Restate the listing below word for word, omitting any images.

-- Dataset extract start --

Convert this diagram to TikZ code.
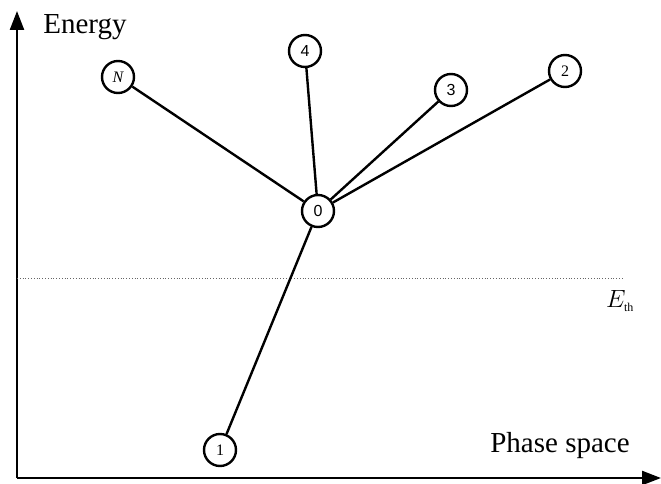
\documentclass[tikz,border=0pt]{standalone}
\usepackage{fontspec}
\setmainfont{Liberation Serif}
\newfontfamily\numsans{Liberation Sans}
\usetikzlibrary{arrows.meta}
\begin{document}
\begin{tikzpicture}[x=1pt,y=-1pt,
  state/.style={draw,circle,line width=2.4pt,minimum size=32pt,inner sep=0pt,font=\fontsize{16}{16}\selectfont},
  link/.style={line width=2.4pt},
  axis/.style={line width=2.4pt,-{Triangle[length=19pt,width=14pt]}}]
\useasboundingbox (0,0) rectangle (661,484);
\coordinate (o) at (17,478);
\coordinate (ytop) at (17,11);
\coordinate (xend) at (661,478);
\draw[axis] (o) -- (ytop);
\draw[axis] (o) -- (xend);
\node[font=\fontsize{29}{29}\selectfont] (elab) at (85,27) {Energy};
\node[font=\fontsize{29}{29}\selectfont] (plab) at (560,446) {Phase space};
\coordinate (t1) at (17,278);
\coordinate (t2) at (622,278);
\draw[dotted,line width=0.8pt,black!60] (t1) -- (t2);
\node[font=\fontsize{24}{24}\selectfont] (eth) at (620,301) {$E_{\scriptscriptstyle\mathrm{th}}$};
\node[state] (n0) at (318,211) {\numsans 0};
\node[state] (nN) at (118,77) {\itshape N};
\node[state] (n4) at (305,51) {\numsans 4};
\node[state] (n3) at (451,90) {\numsans 3};
\node[state] (n2) at (565,71) {2};
\node[state] (n1) at (220,450) {1};
\draw[link] (n0) -- (nN);
\draw[link] (n0) -- (n4);
\draw[link] (n0) -- (n3);
\draw[link] (n0) -- (n2);
\draw[link] (n0) -- (n1);
\end{tikzpicture}
\end{document}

-- Dataset extract end --

Solution to this problem:
Convert this diagram to TikZ code.
\documentclass[tikz,border=0pt]{standalone}
\usepackage{fontspec}
\setmainfont{Liberation Serif}
\newfontfamily\numsans{Liberation Sans}
\usetikzlibrary{arrows.meta}
\begin{document}
\begin{tikzpicture}[x=1pt,y=-1pt,
  state/.style={draw,circle,line width=2.4pt,minimum size=32pt,inner sep=0pt,font=\fontsize{16}{16}\selectfont},
  link/.style={line width=2.4pt},
  axis/.style={line width=2.4pt,-{Triangle[length=19pt,width=14pt]}}]
\useasboundingbox (0,0) rectangle (661,484);
\coordinate (o) at (17,478);
\coordinate (ytop) at (17,11);
\coordinate (xend) at (661,478);
\draw[axis] (o) -- (ytop);
\draw[axis] (o) -- (xend);
\node[font=\fontsize{29}{29}\selectfont] (elab) at (85,27) {Energy};
\node[font=\fontsize{29}{29}\selectfont] (plab) at (560,446) {Phase space};
\coordinate (t1) at (17,278);
\coordinate (t2) at (622,278);
\draw[dotted,line width=0.8pt,black!60] (t1) -- (t2);
\node[font=\fontsize{24}{24}\selectfont] (eth) at (620,301) {$E_{\scriptscriptstyle\mathrm{th}}$};
\node[state] (n0) at (318,211) {\numsans 0};
\node[state] (nN) at (118,77) {\itshape N};
\node[state] (n4) at (305,51) {\numsans 4};
\node[state] (n3) at (451,90) {\numsans 3};
\node[state] (n2) at (565,71) {2};
\node[state] (n1) at (220,450) {1};
\draw[link] (n0) -- (nN);
\draw[link] (n0) -- (n4);
\draw[link] (n0) -- (n3);
\draw[link] (n0) -- (n2);
\draw[link] (n0) -- (n1);
\end{tikzpicture}
\end{document}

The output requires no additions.